- _Task input_
***

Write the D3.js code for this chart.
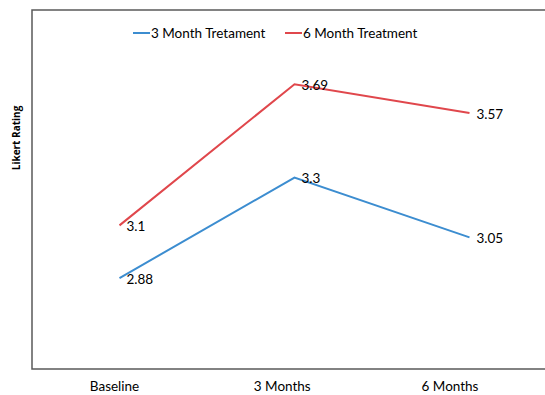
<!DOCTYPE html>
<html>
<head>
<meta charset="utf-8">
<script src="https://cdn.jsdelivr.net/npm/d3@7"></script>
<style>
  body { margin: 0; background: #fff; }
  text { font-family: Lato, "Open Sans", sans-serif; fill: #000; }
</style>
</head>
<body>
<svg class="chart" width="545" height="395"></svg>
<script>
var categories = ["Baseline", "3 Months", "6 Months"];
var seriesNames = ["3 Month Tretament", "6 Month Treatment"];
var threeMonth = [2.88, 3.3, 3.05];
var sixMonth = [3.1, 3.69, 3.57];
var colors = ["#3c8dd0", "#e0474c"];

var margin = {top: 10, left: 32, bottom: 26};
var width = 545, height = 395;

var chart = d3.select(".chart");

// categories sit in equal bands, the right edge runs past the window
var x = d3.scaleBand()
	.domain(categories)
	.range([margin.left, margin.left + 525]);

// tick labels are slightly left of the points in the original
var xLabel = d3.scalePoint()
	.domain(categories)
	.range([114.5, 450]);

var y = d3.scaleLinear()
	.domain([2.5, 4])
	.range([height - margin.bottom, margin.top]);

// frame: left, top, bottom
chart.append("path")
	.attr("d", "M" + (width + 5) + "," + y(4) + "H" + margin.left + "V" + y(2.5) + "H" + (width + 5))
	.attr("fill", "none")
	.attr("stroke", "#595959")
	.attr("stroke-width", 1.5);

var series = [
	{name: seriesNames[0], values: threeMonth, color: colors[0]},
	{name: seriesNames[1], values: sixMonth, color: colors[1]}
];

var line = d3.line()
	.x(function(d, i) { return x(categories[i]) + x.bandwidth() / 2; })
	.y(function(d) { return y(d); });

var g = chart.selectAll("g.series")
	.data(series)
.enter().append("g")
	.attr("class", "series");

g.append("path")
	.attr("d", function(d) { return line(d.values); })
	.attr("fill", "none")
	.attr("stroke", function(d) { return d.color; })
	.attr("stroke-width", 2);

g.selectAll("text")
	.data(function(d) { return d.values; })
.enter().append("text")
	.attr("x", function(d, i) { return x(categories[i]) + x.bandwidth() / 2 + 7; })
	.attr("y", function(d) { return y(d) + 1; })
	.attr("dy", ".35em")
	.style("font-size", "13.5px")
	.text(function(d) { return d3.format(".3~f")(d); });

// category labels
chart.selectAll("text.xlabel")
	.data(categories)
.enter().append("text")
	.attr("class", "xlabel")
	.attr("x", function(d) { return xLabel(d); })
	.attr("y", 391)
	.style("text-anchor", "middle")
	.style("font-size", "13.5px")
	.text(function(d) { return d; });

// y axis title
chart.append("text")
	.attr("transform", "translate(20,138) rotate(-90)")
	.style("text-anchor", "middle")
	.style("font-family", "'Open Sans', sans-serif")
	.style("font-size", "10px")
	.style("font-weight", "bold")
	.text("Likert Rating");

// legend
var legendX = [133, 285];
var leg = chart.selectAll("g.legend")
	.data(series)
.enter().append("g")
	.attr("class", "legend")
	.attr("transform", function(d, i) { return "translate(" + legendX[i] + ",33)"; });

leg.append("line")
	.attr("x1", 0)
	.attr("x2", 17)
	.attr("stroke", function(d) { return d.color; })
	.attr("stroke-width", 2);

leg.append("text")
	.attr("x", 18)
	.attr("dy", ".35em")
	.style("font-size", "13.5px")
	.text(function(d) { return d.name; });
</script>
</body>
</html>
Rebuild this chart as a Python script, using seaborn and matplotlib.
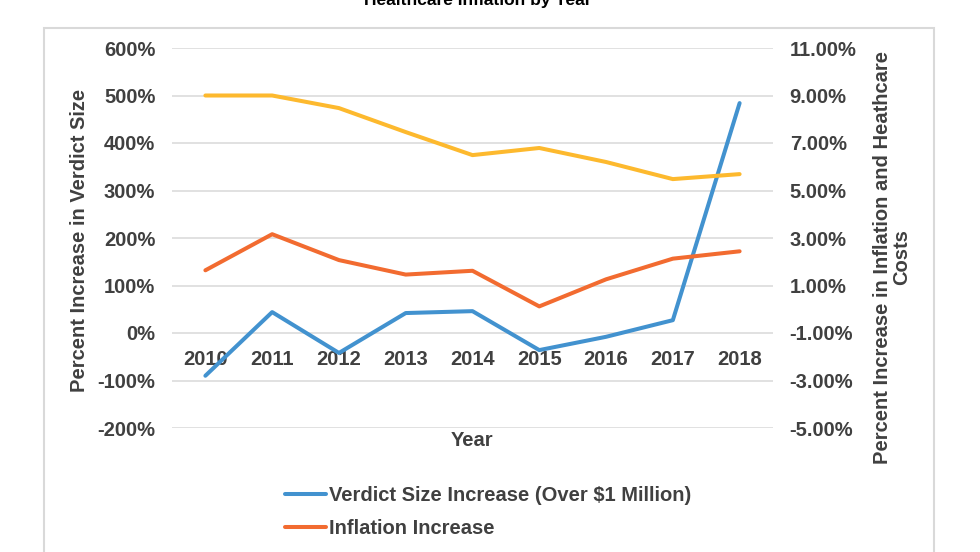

***

- _Given instruction_
Where a line holds "script", copy that line.

- _Full response_
<script src="https://cdn.jsdelivr.net/npm/d3@7"></script>
<script>
</script>
Rebuild this chart as a Python script, using seaborn and matplotlib.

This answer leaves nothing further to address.